[Begin]

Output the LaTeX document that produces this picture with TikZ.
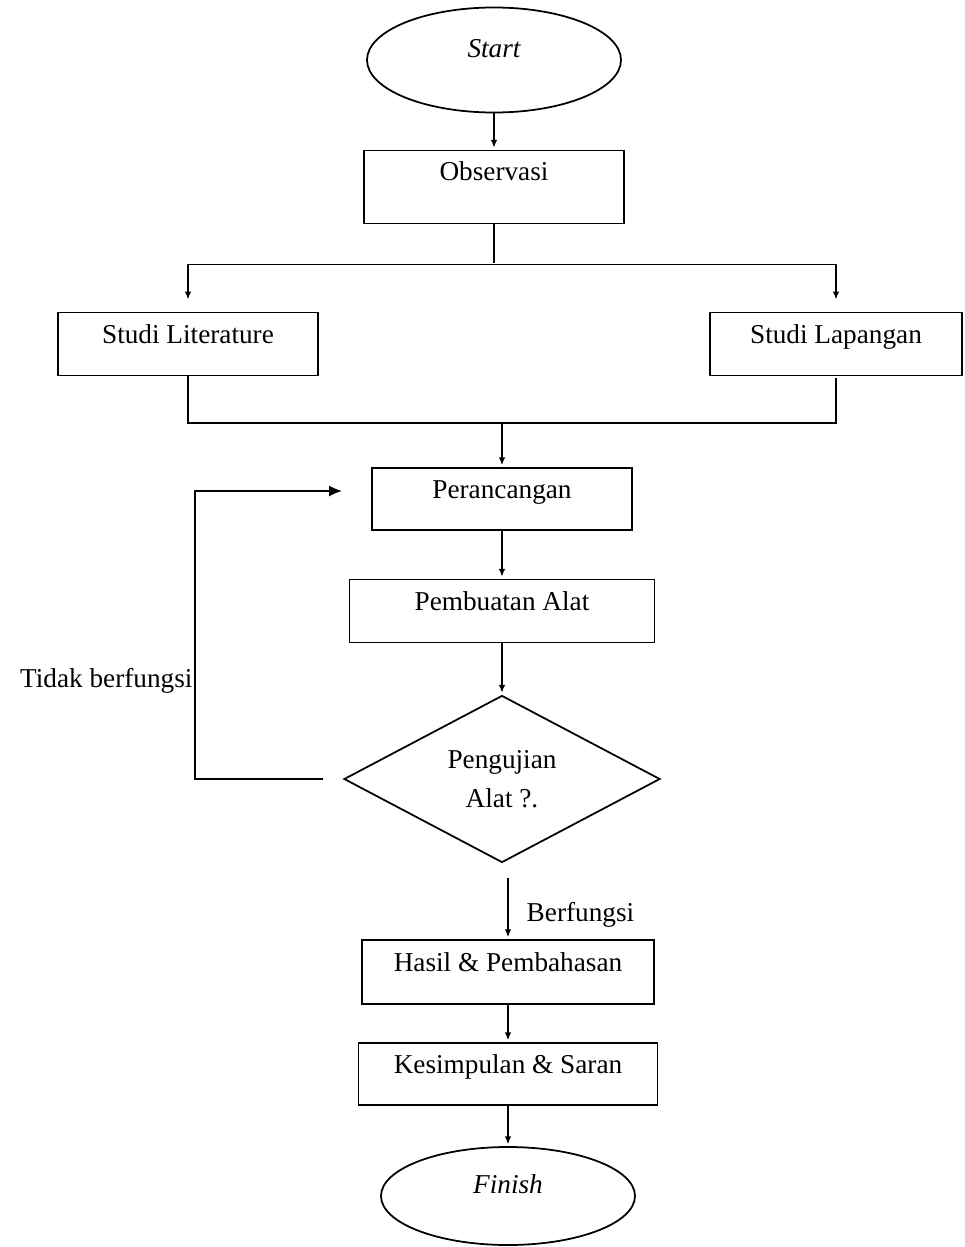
\documentclass[tikz,border=0pt]{standalone}
\usepackage{fontspec}
\setmainfont{Liberation Serif}
\usetikzlibrary{shapes.geometric, positioning, arrows.meta}

\begin{document}
\begin{tikzpicture}[shorten >=1pt, on grid, auto, line width=1pt,
    >={Latex[length=1.6mm,width=1.3mm]},
    font=\fontsize{15.5}{18}\selectfont,
    box/.style={draw, rectangle, inner sep=0pt, text height=0.4cm, text depth=0.42cm},
    terminal/.style={draw, ellipse, inner sep=0pt, minimum width=5.08cm, minimum height=2.1cm,
      text height=0.4cm, text depth=0.5cm, font=\fontsize{15.5}{18}\selectfont\itshape},
    decision/.style={draw, diamond, inner sep=0pt, align=center, minimum width=6.32cm, minimum height=3.34cm}]
  \useasboundingbox (0,0) rectangle (19.28,-24.94);
  \node[terminal] (start) at (9.88,-1.2) {Start};
  \node[box, minimum width=5.2cm, minimum height=1.46cm, text depth=0.66cm] (obs) [below=2.54cm of start] {Observasi};
  \node[box, minimum width=5.2cm, minimum height=1.26cm] (lit) [below left=3.14cm and 6.12cm of obs] {Studi Literature};
  \node[box, minimum width=5.04cm, minimum height=1.26cm] (lap) [below right=3.14cm and 6.84cm of obs] {Studi Lapangan};
  \node[box, minimum width=5.2cm, minimum height=1.24cm] (per) [below right=6.24cm and 0.16cm of obs] {Perancangan};
  \node[box, minimum width=6.1cm, minimum height=1.26cm] (pem) [below=2.24cm of per] {Pembuatan Alat};
  \node[decision] (uji) [below=3.36cm of pem] {Pengujian\\[4pt]Alat ?.};
  \node[box, minimum width=5.84cm, minimum height=1.28cm] (hasil) [below right=3.86cm and 0.12cm of uji] {Hasil \& Pembahasan};
  \node[box, minimum width=5.98cm, minimum height=1.24cm] (kes) [below=2.04cm of hasil] {Kesimpulan \& Saran};
  \node[terminal, minimum height=1.96cm] (fin) [below=2.44cm of kes] {Finish};

  \coordinate (fork) at ([yshift=-0.8cm]obs.south);
  \coordinate (join) at ([yshift=0.88cm]per.north);

  \draw[->] (start) -- (obs);
  \draw (obs) -- (fork);
  \draw[->, shorten >=0.24cm] (fork) -| (lit);
  \draw[->, shorten >=0.24cm] (fork) -| (lap);
  \draw (lit) |- (join) -| (lap);
  \draw[->] (join) -- (per);
  \draw[->] (per) -- (pem);
  \draw[->] (pem) -- (uji);
  \draw[->, shorten <=0.3cm] (hasil.north |- uji.south) -- node[pos=0.68, anchor=west, xshift=0.24cm] {Berfungsi} (hasil);
  \draw[->] (hasil) -- (kes);
  \draw[->] (kes) -- (fin);
  \draw[->, shorten <=0.4cm, shorten >=0.58cm, >={Latex[length=2.6mm,width=2.2mm]}]
    (uji.west) -- ++(-2.96cm,0)
    |- node[pos=0.17, anchor=east, inner sep=1pt] {Tidak berfungsi} ([yshift=0.16cm]per.west);
\end{tikzpicture}
\end{document}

[End]

→ OBJECTIVE:
Reproduce each line exactly, please, except for any pictures.

→ EXERCISE RESULT:
Output the LaTeX document that produces this picture with TikZ.
\documentclass[tikz,border=0pt]{standalone}
\usepackage{fontspec}
\setmainfont{Liberation Serif}
\usetikzlibrary{shapes.geometric, positioning, arrows.meta}

\begin{document}
\begin{tikzpicture}[shorten >=1pt, on grid, auto, line width=1pt,
    >={Latex[length=1.6mm,width=1.3mm]},
    font=\fontsize{15.5}{18}\selectfont,
    box/.style={draw, rectangle, inner sep=0pt, text height=0.4cm, text depth=0.42cm},
    terminal/.style={draw, ellipse, inner sep=0pt, minimum width=5.08cm, minimum height=2.1cm,
      text height=0.4cm, text depth=0.5cm, font=\fontsize{15.5}{18}\selectfont\itshape},
    decision/.style={draw, diamond, inner sep=0pt, align=center, minimum width=6.32cm, minimum height=3.34cm}]
  \useasboundingbox (0,0) rectangle (19.28,-24.94);
  \node[terminal] (start) at (9.88,-1.2) {Start};
  \node[box, minimum width=5.2cm, minimum height=1.46cm, text depth=0.66cm] (obs) [below=2.54cm of start] {Observasi};
  \node[box, minimum width=5.2cm, minimum height=1.26cm] (lit) [below left=3.14cm and 6.12cm of obs] {Studi Literature};
  \node[box, minimum width=5.04cm, minimum height=1.26cm] (lap) [below right=3.14cm and 6.84cm of obs] {Studi Lapangan};
  \node[box, minimum width=5.2cm, minimum height=1.24cm] (per) [below right=6.24cm and 0.16cm of obs] {Perancangan};
  \node[box, minimum width=6.1cm, minimum height=1.26cm] (pem) [below=2.24cm of per] {Pembuatan Alat};
  \node[decision] (uji) [below=3.36cm of pem] {Pengujian\\[4pt]Alat ?.};
  \node[box, minimum width=5.84cm, minimum height=1.28cm] (hasil) [below right=3.86cm and 0.12cm of uji] {Hasil \& Pembahasan};
  \node[box, minimum width=5.98cm, minimum height=1.24cm] (kes) [below=2.04cm of hasil] {Kesimpulan \& Saran};
  \node[terminal, minimum height=1.96cm] (fin) [below=2.44cm of kes] {Finish};

  \coordinate (fork) at ([yshift=-0.8cm]obs.south);
  \coordinate (join) at ([yshift=0.88cm]per.north);

  \draw[->] (start) -- (obs);
  \draw (obs) -- (fork);
  \draw[->, shorten >=0.24cm] (fork) -| (lit);
  \draw[->, shorten >=0.24cm] (fork) -| (lap);
  \draw (lit) |- (join) -| (lap);
  \draw[->] (join) -- (per);
  \draw[->] (per) -- (pem);
  \draw[->] (pem) -- (uji);
  \draw[->, shorten <=0.3cm] (hasil.north |- uji.south) -- node[pos=0.68, anchor=west, xshift=0.24cm] {Berfungsi} (hasil);
  \draw[->] (hasil) -- (kes);
  \draw[->] (kes) -- (fin);
  \draw[->, shorten <=0.4cm, shorten >=0.58cm, >={Latex[length=2.6mm,width=2.2mm]}]
    (uji.west) -- ++(-2.96cm,0)
    |- node[pos=0.17, anchor=east, inner sep=1pt] {Tidak berfungsi} ([yshift=0.16cm]per.west);
\end{tikzpicture}
\end{document}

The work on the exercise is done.